René Rouquet : Vous savez, en matière politique, l’action est souvent fortement influencée par l’actualité. Ceci dit, nous disposons quand même de quelques projets que nous entendons mener à bien mais sur lesquels vous comprendrez que nous gardions une certaine discrétion.
Nous devons accompagner la signature de Chartes d’amitié comme celles signées par Vienne et Hadrout d’une part, Les Pennes-Mirabeau et Martouni d’autre part. Nous allons également essayer de regrouper nos forces au niveau européen. Il ne vous aura pas échappé que notre exemple pourrait faire des émules ailleurs. Et je salue la constitution déjà effective, en Lituanie, d’un véritable groupe d’amitié parlementaire avec le Haut-Karabagh.

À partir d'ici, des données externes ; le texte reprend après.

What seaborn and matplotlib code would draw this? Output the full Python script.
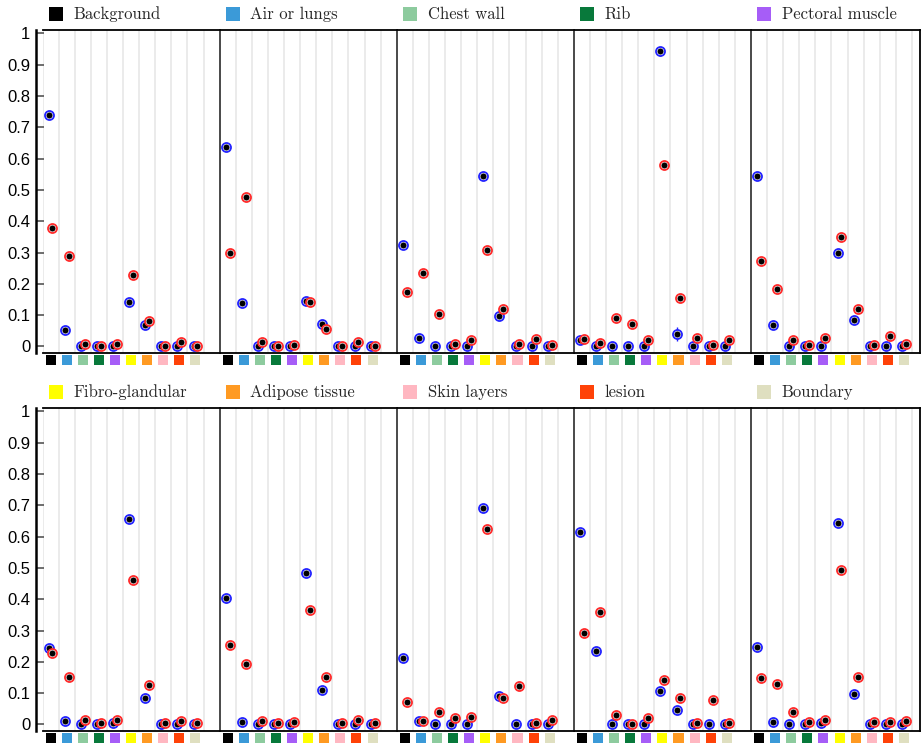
import numpy as np
import pandas as pd
import matplotlib
matplotlib.use("Agg")
import matplotlib.pyplot as plt
import matplotlib.transforms as mtransforms
from matplotlib.lines import Line2D
import seaborn as sns

classes = ["Background", "Air or lungs", "Chest wall", "Rib", "Pectoral muscle",
           "Fibro-glandular", "Adipose tissue", "Skin layers", "lesion", "Boundary"]
class_colors = ["#000000", "#3b9ad8", "#8dcb9e", "#08793b", "#a65df7",
                "#ffff00", "#ff9a22", "#ffb7c1", "#ff4208", "#dfdfc0"]

# one row per panel: top row = panels 0-4, bottom row = panels 5-9
blue_vals = [
    [0.739, 0.052, 0.000, 0.000, 0.000, 0.142, 0.068, 0.000, 0.000, 0.000],
    [0.637, 0.138, 0.000, 0.000, 0.000, 0.146, 0.073, 0.000, 0.000, 0.000],
    [0.325, 0.026, 0.000, 0.000, 0.000, 0.543, 0.098, 0.000, 0.000, 0.000],
    [0.020, 0.000, 0.000, 0.000, 0.000, 0.943, 0.039, 0.000, 0.002, 0.000],
    [0.545, 0.068, 0.000, 0.000, 0.000, 0.297, 0.085, 0.000, 0.000, 0.000],
    [0.245, 0.012, 0.000, 0.000, 0.003, 0.655, 0.085, 0.000, 0.000, 0.000],
    [0.403, 0.008, 0.000, 0.000, 0.000, 0.483, 0.110, 0.000, 0.000, 0.000],
    [0.212, 0.012, 0.000, 0.000, 0.000, 0.692, 0.090, 0.000, 0.000, 0.000],
    [0.615, 0.236, 0.000, 0.000, 0.000, 0.106, 0.045, 0.000, 0.000, 0.000],
    [0.248, 0.008, 0.000, 0.000, 0.003, 0.643, 0.098, 0.000, 0.000, 0.000],
]
red_vals = [
    [0.379, 0.289, 0.007, 0.000, 0.007, 0.227, 0.081, 0.000, 0.013, 0.000],
    [0.297, 0.477, 0.015, 0.000, 0.004, 0.142, 0.055, 0.000, 0.015, 0.000],
    [0.174, 0.236, 0.105, 0.007, 0.020, 0.309, 0.121, 0.007, 0.024, 0.004],
    [0.024, 0.011, 0.092, 0.072, 0.020, 0.580, 0.154, 0.028, 0.005, 0.020],
    [0.272, 0.183, 0.022, 0.005, 0.027, 0.350, 0.120, 0.003, 0.032, 0.007],
    [0.228, 0.153, 0.015, 0.003, 0.013, 0.460, 0.125, 0.004, 0.012, 0.003],
    [0.255, 0.192, 0.012, 0.003, 0.007, 0.367, 0.150, 0.004, 0.015, 0.003],
    [0.073, 0.012, 0.040, 0.020, 0.023, 0.623, 0.083, 0.122, 0.004, 0.015],
    [0.293, 0.358, 0.029, 0.000, 0.021, 0.142, 0.085, 0.003, 0.079, 0.003],
    [0.147, 0.130, 0.040, 0.007, 0.015, 0.493, 0.150, 0.007, 0.007, 0.010],
]
# (panel, class) -> half-width of the blue error bar
blue_err = {(0, 5): 0.012, (1, 0): 0.012, (3, 5): 0.015, (3, 6): 0.022,
            (6, 0): 0.014, (9, 5): 0.010}

series_style = [("blue", "#2222ff", -0.12), ("red", "#ff2a2a", 0.12)]

rows = []
for p in range(10):
    for k in range(10):
        for name, vals in (("blue", blue_vals), ("red", red_vals)):
            rows.append({"panel": p, "cls": k, "series": name, "value": vals[p][k]})
df = pd.DataFrame(rows)

sns.set_theme(style="white")
plt.rcParams["font.family"] = ["Liberation Sans", "DejaVu Sans"]
plt.rcParams["axes.formatter.use_mathtext"] = False

fig, axes = plt.subplots(
    2, 5, figsize=(9.24, 7.46), dpi=100, sharey=True,
    gridspec_kw={"width_ratios": [11, 11, 11, 11, 10.5]})
fig.subplots_adjust(left=0.046, right=0.9957, top=0.9598, bottom=0.0201,
                    wspace=0, hspace=0.1705)

yticks = np.round(np.arange(0, 1.01, 0.1), 1)
ylabels = ["0" if v == 0 else ("1" if v == 1 else f"{v:.1f}") for v in yticks]

for r in range(2):
    for c in range(5):
        p = r * 5 + c
        ax = axes[r, c]
        ax.set_xlim(-0.5, 10.5 if c < 4 else 10.0)
        ax.set_ylim(-0.021, 1.011)

        # light separators between class slots
        ax.set_xticks(np.arange(10) + 0.5, minor=True)
        ax.set_xticks([])
        ax.grid(which="minor", axis="x", color="#e9e9e9", lw=1.3, zorder=0)
        ax.tick_params(axis="x", which="both", length=0, labelbottom=False)

        for name, color, off in series_style:
            sub = df[(df.panel == p) & (df.series == name)].copy()
            sub["xpos"] = sub["cls"] + off
            if name == "blue":
                for (pp, k), e in blue_err.items():
                    if pp == p:
                        ax.errorbar(k + off, blue_vals[p][k], yerr=e, fmt="none",
                                    ecolor=color, elinewidth=1.0, capsize=0, zorder=2)
            sns.scatterplot(data=sub, x="xpos", y="value", facecolor="white",
                            edgecolor=color, s=42, linewidth=1.3, ax=ax, zorder=3,
                            legend=False)
            sns.scatterplot(data=sub, x="xpos", y="value", color="black", s=19,
                            linewidth=0, ax=ax, zorder=3, legend=False)
        ax.set_xlabel("")
        ax.set_ylabel("")

        # coloured class keys under each slot
        trans = mtransforms.blended_transform_factory(ax.transData, ax.transAxes)
        ax.scatter(np.arange(10), np.full(10, -0.022), marker="s", s=52,
                   c=class_colors, linewidths=0, transform=trans, clip_on=False,
                   zorder=5)

        for side in ["top", "bottom", "right", "left"]:
            ax.spines[side].set_visible(True)
            ax.spines[side].set_color("black")
            ax.spines[side].set_linewidth(1.3)
        if c < 4:
            ax.spines["right"].set_visible(False)
        if c > 0:
            ax.spines["left"].set_color("#3a3a3a")

        ax.set_yticks(yticks)
        if c == 0:
            ax.axvline(-0.5, color="#e9e9e9", lw=1.3, zorder=0)
            ax.spines["left"].set_position(("outward", 4.8))
            ax.spines["left"].set_linewidth(1.8)
            ax.set_yticklabels(ylabels)
            ax.tick_params(axis="y", direction="in", length=6, width=1.2,
                           color="#555555", left=True, labelleft=True,
                           labelsize=12, pad=4, labelcolor="black")
        else:
            ax.tick_params(axis="y", left=False, labelleft=False)

        handle = Line2D([], [], linestyle="none", marker="s", markersize=10,
                        markerfacecolor=class_colors[p], markeredgewidth=0)
        leg = ax.legend([handle], [classes[p]], loc="lower left",
                        bbox_to_anchor=(0.0, 1.008), frameon=False, borderpad=0.3,
                        borderaxespad=0.0, handlelength=1.0, handletextpad=0.55,
                        prop={"family": ["cmr10"], "size": 12})

fig.savefig("out.png", dpi=100)
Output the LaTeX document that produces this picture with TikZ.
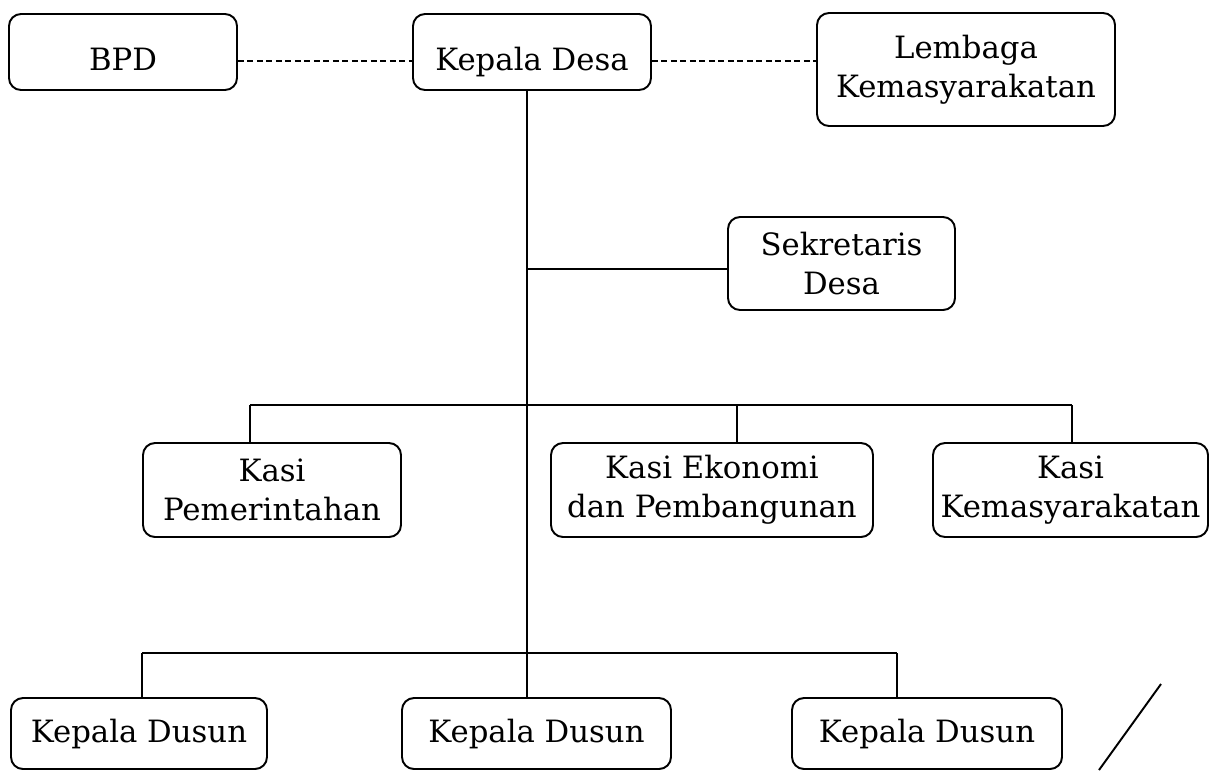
\documentclass[tikz,border=0pt]{standalone}
\usepackage{fontspec}
\setmainfont{DejaVu Serif}
\begin{document}
\begin{tikzpicture}[x=0.2mm,y=-0.2mm,line width=1.1pt,
  every node/.style={font=\fontsize{17.5}{22}\selectfont},
  unit/.style={draw,rounded corners=2.4mm,align=center,inner sep=0pt},
  low/.style={text height=7.2mm,text depth=0pt},
  link/.style={dash pattern=on 1.2mm off 0.7mm}]
  \useasboundingbox (0,0) rectangle (1210,771);
  % Top row: the village head with its two partners.
  \node[unit,low,minimum width=45.6mm,minimum height=15.2mm] (BPD) at (123,52) {BPD};
  \node[unit,low,minimum width=47.6mm,minimum height=15.2mm] (KD) at (532,52) {Kepala Desa};
  \node[unit,minimum width=59.6mm,minimum height=22.6mm] (LK) at (966,69.5) {Lembaga\\Kemasyarakatan};
  \node[unit,minimum width=45.4mm,minimum height=18.6mm] (SD) at (841.5,263.5) {Sekretaris\\Desa};

  \node[unit,minimum width=51.6mm,minimum height=18.8mm] (KP) at (272,490) {Kasi\\Pemerintahan};
  \node[unit,minimum width=64.4mm,minimum height=18.8mm] (KE) at (712,490) {Kasi Ekonomi\\dan Pembangunan};
  \node[unit,minimum width=55mm,minimum height=18.8mm] (KK) at (1070.5,490) {Kasi\\Kemasyarakatan};

  \node[unit,minimum width=51.2mm,minimum height=14.2mm] (D1) at (139,733.5) {Kepala Dusun};
  \node[unit,minimum width=53.8mm,minimum height=14.2mm] (D2) at (536.5,733.5) {Kepala Dusun};
  \node[unit,minimum width=54mm,minimum height=14.2mm] (D3) at (927,733.5) {Kepala Dusun};

  \coordinate (SJ) at (527,269);
  \coordinate (DB) at (527,653);
  \coordinate (KP1) at (250,405); \coordinate (KE1) at (737,405);
  \coordinate (KK1) at (1072,405);
  \coordinate (D11) at (142,653); \coordinate (D31) at (897,653);

  \draw[link] ([yshift=-1.8mm]BPD.east) -- ([yshift=-1.8mm]KD.west);
  \draw[link] ([yshift=-1.8mm]KD.east) -- ([yshift=-1.8mm]KD.east -| LK.west);
  \draw (KD.south -| DB) -- (DB) -- (D2.north -| DB);
  \draw (SJ) -- (SJ -| SD.west);
  \draw (KP1) -- (KK1);
  \draw (KP1) -- (KP1 |- KP.north);
  \draw (KE1) -- (KE1 |- KE.north);
  \draw (KK1) -- (KK1 |- KK.north);
  \draw (D11) -- (D31);
  \draw (D11) -- (D11 |- D1.north);
  \draw (D31) -- (D31 |- D3.north);

  \draw (1161,684) -- (1099,770);
\end{tikzpicture}
\end{document}
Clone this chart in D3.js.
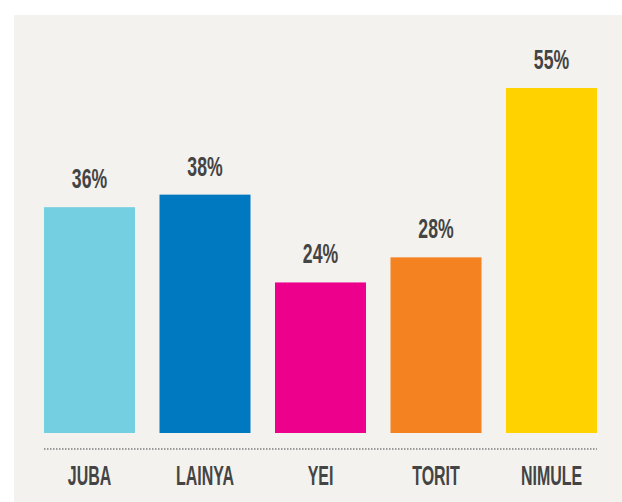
<!DOCTYPE html>
<html>
<head>
<meta charset="utf-8">
<script src="https://cdn.jsdelivr.net/npm/d3@7"></script>
<style>
  html, body { margin: 0; padding: 0; background: #ffffff; }
  svg { display: block; }
</style>
</head>
<body>
<svg width="622" height="502"></svg>
<script>
var cities = ["JUBA", "LAINYA", "YEI", "TORIT", "NIMULE"];
var shares = [36, 38, 24, 28, 55];
var barColors = ["#74cfe1", "#0079c1", "#ec008c", "#f58220", "#ffd200"];

window.onload = function () {
    var svg = d3.select("svg");

    // panel background
    svg.append("rect")
        .attr("x", 14)
        .attr("y", 15)
        .attr("width", 608)
        .attr("height", 487)
        .style("fill", "#f3f2ee");

    var x = d3.scaleBand()
        .domain(cities)
        .range([44, 597])
        .paddingInner(0.212)
        .paddingOuter(0);

    var y = d3.scaleLinear()
        .domain([0, 55])
        .range([433, 88]);

    svg.selectAll(".bar")
        .data(cities)
        .enter()
        .append("rect")
        .attr("class", "bar")
        .attr("x", function (d) { return x(d); })
        .attr("y", function (d, i) { return y(shares[i]); })
        .attr("width", x.bandwidth())
        .attr("height", function (d, i) { return y(0) - y(shares[i]); })
        .style("fill", function (d, i) { return barColors[i]; });

    // value labels
    svg.selectAll(".val")
        .data(cities)
        .enter()
        .append("text")
        .attr("class", "val")
        .attr("transform", function (d, i) {
            return "translate(" + (x(d) + x.bandwidth() / 2) + "," + (y(shares[i]) - 19) + ") scale(0.63,1)";
        })
        .attr("text-anchor", "middle")
        .style("font-family", "'Liberation Sans', Arial, sans-serif")
        .style("font-weight", "bold")
        .style("font-size", "28px")
        .style("fill", "#444444")
        .text(function (d, i) { return shares[i] + "%"; });

    // dotted baseline
    svg.append("line")
        .attr("x1", 44)
        .attr("x2", 597)
        .attr("y1", 449)
        .attr("y2", 449)
        .style("stroke", "#9a9a9a")
        .style("stroke-width", 2)
        .style("stroke-dasharray", "1.5,1.5");

    // category labels
    svg.selectAll(".cat")
        .data(cities)
        .enter()
        .append("text")
        .attr("class", "cat")
        .attr("transform", function (d) {
            return "translate(" + (x(d) + x.bandwidth() / 2) + ",485) scale(0.57,1)";
        })
        .attr("text-anchor", "middle")
        .style("font-family", "'Liberation Sans', Arial, sans-serif")
        .style("font-weight", "bold")
        .style("font-size", "28px")
        .style("fill", "#444444")
        .text(function (d) { return d; });
}
</script>
</body>
</html>
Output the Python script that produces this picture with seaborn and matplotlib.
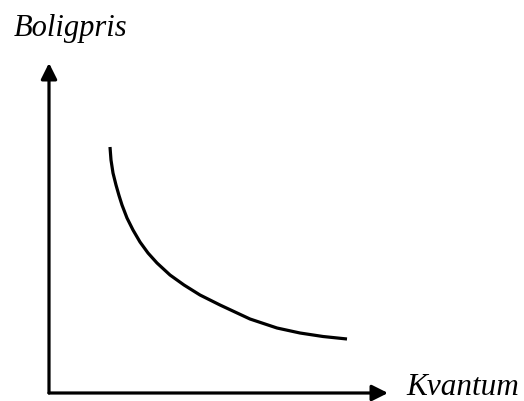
import numpy as np
import pandas as pd
import matplotlib
matplotlib.use("Agg")
import matplotlib.pyplot as plt
import seaborn as sns

# curve (origin at the corner of the axes)
kvantum = [61, 62, 64, 67, 70, 73, 78, 84, 91, 99, 108, 121, 135, 151, 171,
           201, 228, 251, 274, 298]
boligpris = [246, 233, 220, 208, 197.5, 188, 175, 163, 151, 140, 130, 118,
             108, 98, 88, 74, 65, 60, 56.5, 54]
x_label = "Kvantum"
y_label = "Boligpris"
x_max = 339
y_max = 330

sns.set_style("white")
plt.rcParams["font.family"] = ["Liberation Serif", "DejaVu Serif"]

fig = plt.figure(figsize=(5.24, 4.01), dpi=100)
W, H = 524, 401
ax = fig.add_axes([49 / W, (H - 393) / H, (388 - 49) / W, (393 - 63) / H])

df = pd.DataFrame({"kvantum": kvantum, "boligpris": boligpris})
sns.lineplot(data=df, x="kvantum", y="boligpris", sort=False, color="black",
             lw=2.3, ax=ax, solid_capstyle="butt", solid_joinstyle="round")

ax.set_xlim(0, x_max)
ax.set_ylim(0, y_max)
for s in ax.spines.values():
    s.set_visible(False)
ax.set_xticks([])
ax.set_yticks([])
ax.set_xlabel("")
ax.set_ylabel("")

arrow = dict(arrowstyle="-|>", lw=2.3, color="black", mutation_scale=24,
             shrinkA=0, shrinkB=0)
ax.annotate("", xy=(x_max, 0), xytext=(0, 0), arrowprops=arrow, annotation_clip=False)
ax.annotate("", xy=(0, y_max), xytext=(0, 0), arrowprops=arrow, annotation_clip=False)

fig.text(14 / W, 1 - 36 / H, y_label, fontsize=22, style="italic",
         va="baseline", color="black")
fig.text(406 / W, 1 - 395 / H, x_label, fontsize=22.5, style="italic",
         va="baseline", color="black")

fig.savefig("out.png", dpi=100, facecolor="white")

Par ailleurs, nous allons demander à l’ensemble de nos membres d’organiser des manifestations locales à l’occasion du 20ème anniversaire du cessez-le-feu. Enfin, dans le courant de l’année, nous espérons mettre en place un évènement de forte visibilité. Vous verrez, il y aura beaucoup de choses et nous invitons tout un chacun à suivre l’action du Cercle à travers le site Internet que nous avons lancé, www.france-karabagh.fr.